>> START Data shown

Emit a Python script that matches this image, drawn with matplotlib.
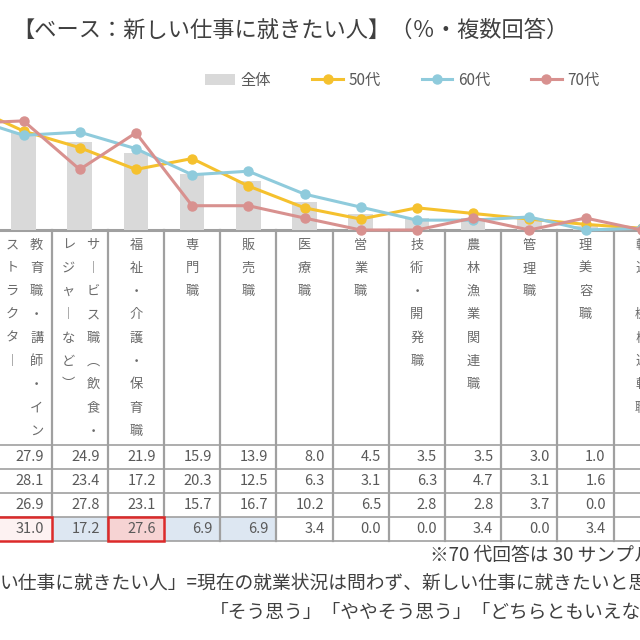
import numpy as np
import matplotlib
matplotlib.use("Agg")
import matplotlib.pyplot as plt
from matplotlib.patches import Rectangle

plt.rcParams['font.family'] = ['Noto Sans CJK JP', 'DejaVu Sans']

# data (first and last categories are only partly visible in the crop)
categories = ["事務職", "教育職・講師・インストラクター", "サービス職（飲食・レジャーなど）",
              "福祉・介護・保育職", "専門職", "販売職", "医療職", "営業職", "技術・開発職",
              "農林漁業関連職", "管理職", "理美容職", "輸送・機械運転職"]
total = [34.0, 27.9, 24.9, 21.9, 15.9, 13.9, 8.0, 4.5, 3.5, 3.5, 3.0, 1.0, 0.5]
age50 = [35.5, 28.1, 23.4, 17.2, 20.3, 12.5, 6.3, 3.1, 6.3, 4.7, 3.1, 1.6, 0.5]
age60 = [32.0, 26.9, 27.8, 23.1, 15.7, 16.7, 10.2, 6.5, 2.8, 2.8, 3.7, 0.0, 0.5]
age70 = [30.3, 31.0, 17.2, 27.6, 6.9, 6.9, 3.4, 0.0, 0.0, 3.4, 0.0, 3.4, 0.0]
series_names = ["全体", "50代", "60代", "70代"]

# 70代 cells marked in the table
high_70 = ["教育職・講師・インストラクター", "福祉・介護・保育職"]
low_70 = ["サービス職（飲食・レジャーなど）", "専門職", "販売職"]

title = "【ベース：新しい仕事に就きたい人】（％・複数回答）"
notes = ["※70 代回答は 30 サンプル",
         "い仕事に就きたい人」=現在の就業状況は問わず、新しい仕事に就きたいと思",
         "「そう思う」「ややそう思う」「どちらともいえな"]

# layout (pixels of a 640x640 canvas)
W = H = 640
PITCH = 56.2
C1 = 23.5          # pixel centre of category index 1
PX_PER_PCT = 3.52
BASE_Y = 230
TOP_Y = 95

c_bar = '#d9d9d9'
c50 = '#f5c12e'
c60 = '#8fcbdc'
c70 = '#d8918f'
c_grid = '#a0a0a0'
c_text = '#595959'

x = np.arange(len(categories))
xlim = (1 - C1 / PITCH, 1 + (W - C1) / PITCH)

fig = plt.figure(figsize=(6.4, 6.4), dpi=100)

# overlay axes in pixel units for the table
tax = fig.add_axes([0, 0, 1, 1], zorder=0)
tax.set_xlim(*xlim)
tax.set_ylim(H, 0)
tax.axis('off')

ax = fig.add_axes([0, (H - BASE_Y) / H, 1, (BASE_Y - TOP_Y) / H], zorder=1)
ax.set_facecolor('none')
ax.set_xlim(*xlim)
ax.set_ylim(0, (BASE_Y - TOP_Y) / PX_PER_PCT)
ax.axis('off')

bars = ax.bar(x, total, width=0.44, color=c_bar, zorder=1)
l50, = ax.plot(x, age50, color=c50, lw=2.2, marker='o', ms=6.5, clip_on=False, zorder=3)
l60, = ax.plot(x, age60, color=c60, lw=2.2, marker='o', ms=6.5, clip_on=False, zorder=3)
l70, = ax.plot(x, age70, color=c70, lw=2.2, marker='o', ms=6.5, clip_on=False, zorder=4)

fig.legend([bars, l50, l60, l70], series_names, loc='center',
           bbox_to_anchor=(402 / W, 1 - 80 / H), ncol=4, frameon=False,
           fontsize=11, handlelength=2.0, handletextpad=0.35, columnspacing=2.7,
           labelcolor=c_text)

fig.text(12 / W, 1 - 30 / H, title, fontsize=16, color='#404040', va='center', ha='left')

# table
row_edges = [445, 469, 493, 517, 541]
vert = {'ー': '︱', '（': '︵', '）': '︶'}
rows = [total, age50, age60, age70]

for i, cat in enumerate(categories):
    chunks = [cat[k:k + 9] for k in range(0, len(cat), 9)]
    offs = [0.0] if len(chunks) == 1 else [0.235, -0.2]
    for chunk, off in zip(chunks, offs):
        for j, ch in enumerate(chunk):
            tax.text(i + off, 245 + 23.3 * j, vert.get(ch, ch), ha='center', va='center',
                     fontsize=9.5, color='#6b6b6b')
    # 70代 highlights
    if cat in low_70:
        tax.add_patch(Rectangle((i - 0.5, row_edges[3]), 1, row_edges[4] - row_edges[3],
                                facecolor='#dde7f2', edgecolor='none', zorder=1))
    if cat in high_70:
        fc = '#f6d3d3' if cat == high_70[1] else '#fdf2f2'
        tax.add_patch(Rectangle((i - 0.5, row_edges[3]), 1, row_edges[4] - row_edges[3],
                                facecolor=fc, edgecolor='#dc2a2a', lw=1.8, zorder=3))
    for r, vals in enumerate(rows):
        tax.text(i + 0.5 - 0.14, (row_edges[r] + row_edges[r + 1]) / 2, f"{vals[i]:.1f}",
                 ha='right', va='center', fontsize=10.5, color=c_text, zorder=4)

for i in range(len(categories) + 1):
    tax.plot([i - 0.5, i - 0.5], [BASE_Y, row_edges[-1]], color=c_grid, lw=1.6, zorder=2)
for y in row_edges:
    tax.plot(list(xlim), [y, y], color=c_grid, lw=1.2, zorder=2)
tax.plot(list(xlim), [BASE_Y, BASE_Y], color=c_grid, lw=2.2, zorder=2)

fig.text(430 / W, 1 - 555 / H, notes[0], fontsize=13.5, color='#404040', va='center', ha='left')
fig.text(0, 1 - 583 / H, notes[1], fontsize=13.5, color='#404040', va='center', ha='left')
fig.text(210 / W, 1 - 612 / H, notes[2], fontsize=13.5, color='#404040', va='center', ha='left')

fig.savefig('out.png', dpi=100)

>> END Data shown

Exercise task ->
Return only the lines running from the top of the data to the line that holds "plt.rcParams['font.family'] = ['Noto". Include both of those lines, but skip the pictures.

Task answer ->
Emit a Python script that matches this image, drawn with matplotlib.
import numpy as np
import matplotlib
matplotlib.use("Agg")
import matplotlib.pyplot as plt
from matplotlib.patches import Rectangle

plt.rcParams['font.family'] = ['Noto Sans CJK JP', 'DejaVu Sans']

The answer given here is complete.